According
to the Institute of Cultural Diplomacy [e], an advocacy body, the African
diaspora, which can be broke into three main periods, “is one of the most
important in world in terms of numbers”. They argue that the first African
diaspora was that of slaves labour to the Americas, the second being the
colonial diaspora where persons mostly sought greener pasture in countries that
once colonized them. For example, people from Francophone Congo would be
inclined to seek opportunities in France as opposed to Anglophone Britain. The third
form of the African diaspora encompasses the current phenomenon where millions
of Africans are emigrating from their homelands to other African counties be it
for economic, political and security reasons.
The
focus of my exploration is in part influenced by the society I come from.

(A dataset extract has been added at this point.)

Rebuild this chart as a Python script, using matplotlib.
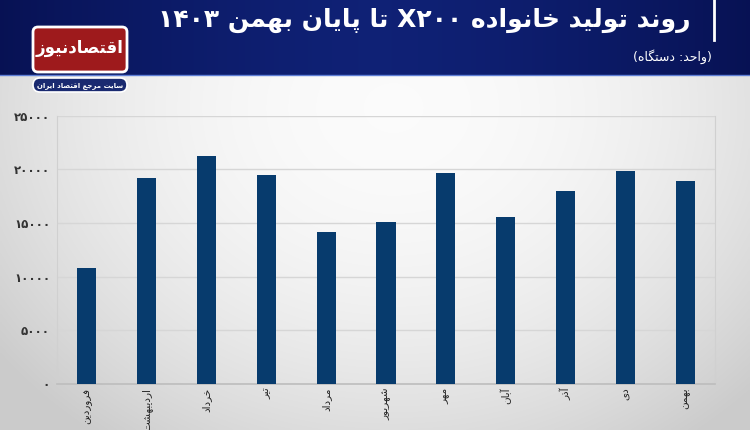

My current
town of residence once served as a recruitment center and the main transit
route for labourers from East and Central Africa en route to the South African
mines. Upon completion of their tenures, not all returned to their homelands. A
considerable number of them opted to settle in Francistown, making it a melting
pot of cultures from Angola, Tanzania, Zambia, Malawi and Zimbabwe. Among them
and poignant to my argument was Emmanuel Mbatista an Angolan who spoke nine African
languages. Interestingly, Mbatista could not sustain a conversation in a pure
lingual but veered from language to language.